Discussions

Ask a Question
Back to all

ElevenLabs V3 Conversational: Lip-sync delay/desync

Hi HeyGen team

I’m building a real-time interactive LiveAvatar in Custom mode using ElevenLabs Agent Plugin. The Agent on ElevenLabs is a V3 Agent as the TTS model family for better support of specifically Telugu "te", but the issue is general. The main problem I’m facing is that the lip-sync feels noticeably off / delayed:

The avatar’s mouth movements don’t perfectly align with the audio timing. To make the sync look acceptable, I have to artificially speed up the TTS output (around 1.1–1.3×), but this raises the pitch and makes the voice sound unnatural/chipmunk-like.
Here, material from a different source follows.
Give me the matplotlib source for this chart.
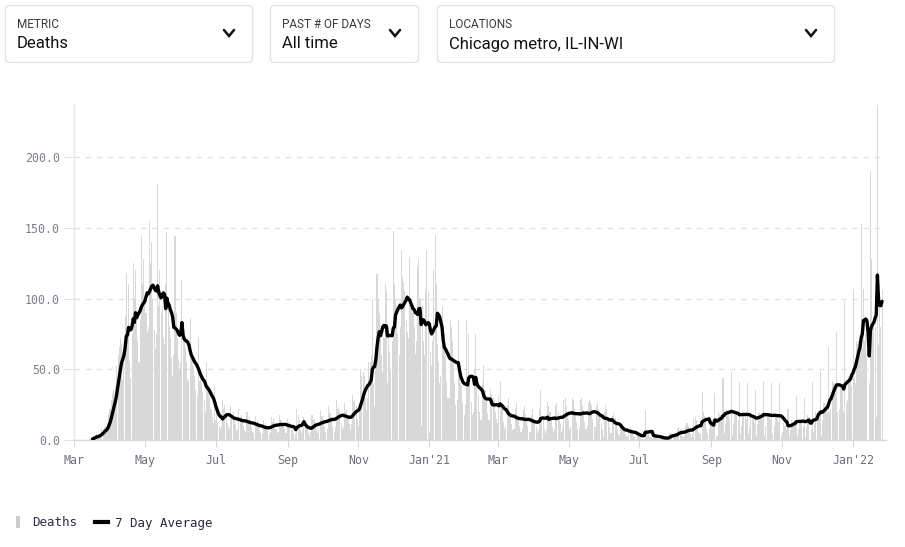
import numpy as np
import pandas as pd
import matplotlib
matplotlib.use("Agg")
import matplotlib.pyplot as plt
import matplotlib.dates as mdates
from matplotlib.patches import FancyBboxPatch, Rectangle
from matplotlib.lines import Line2D

# ---------------- data (daily reported deaths, Chicago metro) ----------------
start_date = "2020-03-09"   # first day of the daily series (Monday)

deaths_2020_mar_jun = [
    0, 0, 0, 0, 0, 1, 1,
    1, 2, 3, 2, 4, 3, 2,
    4, 5, 7, 8, 9, 10, 6,
    12, 18, 22, 28, 33, 35, 27,
    38, 52, 60, 66, 72, 68, 43,
    58, 88, 118, 72, 110, 56, 44,
    75, 125, 100, 120, 85, 70, 55,
    85, 144, 110, 128, 95, 90, 76,
    80, 155, 125, 140, 100, 78, 64,
    75, 181, 95, 120, 90, 95, 72,
    68, 110, 147, 95, 80, 72, 58,
    45, 60, 144, 90, 72, 57, 50,
    55, 113, 80, 72, 65, 55, 43,
    42, 86, 58, 60, 52, 45, 35,
    32, 73, 42, 45, 40, 34, 28,
    20, 55, 36, 38, 30, 22, 16,
]

deaths_2020_jul_oct = [
    12, 38, 14, 22, 12, 10, 8,
    10, 28, 22, 25, 20, 12, 9,
    8, 24, 18, 20, 17, 11, 7,
    7, 22, 16, 18, 15, 10, 7,
    6, 20, 14, 16, 13, 9, 6,
    5, 17, 12, 14, 10, 7, 5,
    4, 14, 10, 12, 9, 7, 4,
    6, 16, 13, 15, 11, 8, 5,
    6, 18, 14, 14, 12, 8, 5,
    5, 15, 12, 13, 10, 7, 4,
    1, 4, 22, 18, 14, 8, 5,
    8, 16, 10, 10, 8, 5, 3,
    6, 18, 14, 15, 12, 7, 5,
    7, 21, 17, 17, 14, 9, 6,
    8, 24, 19, 19, 16, 10, 6,
    9, 28, 22, 23, 20, 12, 8,
    9, 26, 20, 21, 18, 11, 7,
    11, 32, 27, 28, 24, 15, 10,
]

deaths_2020_nov_2021_feb = [
    20, 50, 45, 48, 45, 30, 21,
    30, 55, 55, 60, 100, 40, 24,
    65, 117, 100, 90, 80, 60, 48,
    72, 110, 105, 40, 80, 62, 49,
    70, 148, 110, 100, 95, 75, 60,
    80, 134, 115, 112, 105, 85, 76,
    72, 129, 100, 98, 90, 80, 61,
    70, 122, 128, 100, 10, 95, 70,
    60, 107, 134, 105, 5, 62, 52,
    70, 120, 145, 110, 68, 55, 40,
    45, 95, 80, 75, 60, 42, 30,
    30, 85, 80, 70, 55, 40, 25,
    28, 85, 45, 40, 38, 26, 18,
    25, 85, 40, 75, 45, 27, 18,
    20, 50, 75, 45, 32, 20, 14,
    14, 40, 53, 35, 28, 19, 14,
    14, 36, 32, 30, 28, 20, 15,
]

deaths_2021_mar_jun = [
    12, 32, 42, 25, 22, 13, 8,
    9, 25, 30, 20, 17, 11, 7,
    8, 22, 26, 18, 15, 10, 6,
    8, 21, 24, 18, 15, 10, 6,
    6, 18, 22, 15, 13, 9, 5,
    7, 22, 35, 17, 14, 8, 5,
    7, 27, 24, 20, 15, 9, 6,
    8, 24, 26, 20, 17, 11, 6,
    9, 28, 30, 24, 20, 14, 8,
    9, 30, 28, 22, 20, 13, 8,
    9, 28, 30, 24, 21, 13, 8,
    10, 26, 28, 27, 25, 15, 9,
    9, 24, 26, 22, 19, 12, 7,
    2, 20, 25, 22, 15, 9, 5,
    5, 17, 19, 16, 12, 7, 4,
    3, 11, 11, 10, 7, 4, 3,
    2, 8, 9, 8, 6, 3, 2,
    1, 4, 6, 5, 3, 1, 1,
]

deaths_2021_jul_oct = [
    1, 21, 7, 5, 4, 2, 2,
    1, 3, 4, 4, 3, 1, 1,
    0, 2, 2, 2, 2, 1, 0,
    1, 5, 5, 5, 4, 2, 2,
    2, 8, 9, 8, 6, 3, 2,
    3, 10, 12, 10, 8, 4, 2,
    4, 15, 16, 14, 11, 6, 4,
    5, 34, 20, 17, 14, 8, 4,
    8, 15, 14, 14, 11, 33, 3,
    3, 20, 18, 18, 14, 44, 5,
    12, 22, 20, 20, 15, 48, 3,
    11, 20, 18, 18, 14, 41, 4,
    10, 21, 19, 17, 15, 40, 4,
    9, 17, 16, 16, 12, 35, 3,
    11, 19, 18, 19, 14, 42, 3,
    10, 19, 18, 17, 14, 40, 4,
    10, 19, 17, 17, 13, 40, 3,
]

deaths_2021_nov_2022_jan = [
    6, 12, 10, 10, 8, 22, 2,
    7, 14, 13, 13, 10, 31, 3,
    8, 14, 13, 14, 10, 30, 2,
    9, 18, 16, 0, 8, 41, 6,
    11, 20, 19, 19, 15, 49, 3,
    14, 26, 25, 25, 20, 66, 20,
    22, 42, 40, 40, 33, 76, 20,
    22, 40, 38, 36, 20, 98, 26,
    28, 45, 43, 45, 38, 107, 44,
    40, 70, 68, 70, 60, 153, 64,
    107, 70, 75, 60, 0, 40, 190,
    128, 80, 85, 80, 16, 237, 67,
    100, 80, 106,
]

line_start = "2020-03-17"

tick_dates = ["2020-03-01", "2020-05-01", "2020-07-01", "2020-09-01", "2020-11-01",
              "2021-01-01", "2021-03-01", "2021-05-01", "2021-07-01", "2021-09-01",
              "2021-11-01", "2022-01-01"]
tick_labels = ["Mar", "May", "Jul", "Sep", "Nov", "Jan'21", "Mar", "May", "Jul",
               "Sep", "Nov", "Jan'22"]
y_ticks = [0, 50, 100, 150, 200]

dropdowns = [("METRIC", "Deaths"), ("PAST # OF DAYS", "All time"),
             ("LOCATIONS", "Chicago metro, IL-IN-WI")]
legend_labels = ["Deaths", "7 Day Average"]

# ---------------- build series ----------------
deaths = (deaths_2020_mar_jun + deaths_2020_jul_oct + deaths_2020_nov_2021_feb +
          deaths_2021_mar_jun + deaths_2021_jul_oct + deaths_2021_nov_2022_jan)
dates = pd.date_range(start_date, periods=len(deaths), freq="D")
series = pd.Series(deaths, index=dates, dtype=float)
avg7 = series.rolling(7, min_periods=1).mean()
avg7 = avg7[avg7.index >= pd.Timestamp(line_start)]

# ---------------- figure ----------------
W, H = 905, 547
fig = plt.figure(figsize=(W / 100, H / 100), dpi=100)
fig.patch.set_facecolor("white")

bg = fig.add_axes([0, 0, 1, 1], zorder=0)
bg.set_xlim(0, W)
bg.set_ylim(H, 0)
bg.axis("off")

# dropdown boxes
box_x = [(5, 253), (270, 419), (437, 835)]
for (x0, x1), (lab, val) in zip(box_x, dropdowns):
    bg.add_patch(FancyBboxPatch((x0 + 0.5, 5.5), x1 - x0 - 1, 57,
                                boxstyle="round,pad=0,rounding_size=4",
                                fc="white", ec="#e3e3e3", lw=1.0))
    bg.text(x0 + 12, 24, lab, fontsize=8.5, family="Roboto", color="#3a3a3a",
            va="center", ha="left")
    bg.text(x0 + 12, 44, val, fontsize=12, family="Roboto", color="#111111",
            va="center", ha="left")
    cx = x1 - 24
    bg.add_line(Line2D([cx - 5, cx, cx + 5], [30, 36, 30], color="#111111",
                       lw=1.8, solid_capstyle="round", solid_joinstyle="miter"))

# legend
bg.add_patch(Rectangle((16, 516), 4, 12, fc="#cccccc", ec="none"))
bg.text(32, 523, legend_labels[0], fontsize=9, family="DejaVu Sans Mono",
        color="#2a2a45", va="center", ha="left")
bg.add_line(Line2D([95, 108], [522, 522], color="black", lw=3))
bg.text(115, 523, legend_labels[1], fontsize=9, family="DejaVu Sans Mono",
        color="#2a2a45", va="center", ha="left")

# main axes
ax_left, ax_right, ax_top, ax_bottom = 74, 886, 104, 440
ax = fig.add_axes([ax_left / W, 1 - ax_bottom / H, (ax_right - ax_left) / W,
                   (ax_bottom - ax_top) / H], zorder=1)
ax.patch.set_alpha(0)

ax.bar(dates, deaths, width=0.9, color="#d8d8d8", edgecolor="none", zorder=2)
ax.plot(avg7.index, avg7.values, color="black", lw=2.4, zorder=3,
        solid_joinstyle="round", solid_capstyle="round")

x0 = pd.Timestamp("2020-03-01")
ax.set_xlim(mdates.date2num(x0), mdates.date2num(x0) + (ax_right - ax_left) / 1.161)
ax.set_ylim(0, 237.5)

ax.set_xticks([mdates.date2num(pd.Timestamp(d)) for d in tick_dates])
ax.set_xticklabels(tick_labels)
ax.set_yticks(y_ticks)
ax.set_yticklabels([f"{v:.1f}" for v in y_ticks])

for lab in ax.get_xticklabels() + ax.get_yticklabels():
    lab.set_family("DejaVu Sans Mono")
    lab.set_fontsize(8.4)
ax.tick_params(axis="x", colors="#d8d8d8", labelcolor="#6e6e7e", length=5, pad=5)
ax.tick_params(axis="y", colors="#e2e2e2", labelcolor="#7e7e8e", length=7, pad=3)

ax.grid(axis="y", color="#e2e2e2", lw=1, linestyle=(0, (4, 4)), zorder=1)
ax.grid(axis="x", visible=False)
for s in ["top", "right"]:
    ax.spines[s].set_visible(False)
ax.spines["left"].set_color("#e8e8e8")
ax.spines["left"].set_linewidth(1)
ax.spines["bottom"].set_color("#d8d8d8")
ax.spines["bottom"].set_linewidth(1)

fig.savefig("out.png", dpi=100, facecolor="white")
For V3 models, the Speed / Stability / Similarity sliders are not customizable (greyed out / hidden).

Questions:

Is there a hidden / beta / API-level way to adjust speed or fine-tune TTS timing for V3 in LiveAvatar Custom mode without pitch distortion?
Are there known workarounds or upcoming fixes for better lip-sync when using external ElevenLabs V3 voices in real-time avatars?
Would using HeyGen’s native voices (even if less ideal for my target language) or a different TTS provider give noticeably better out-of-the-box sync?

Happy to share more config details, screenshots, or a short demo clip if that helps.
Thanks in advance for any advice or insights!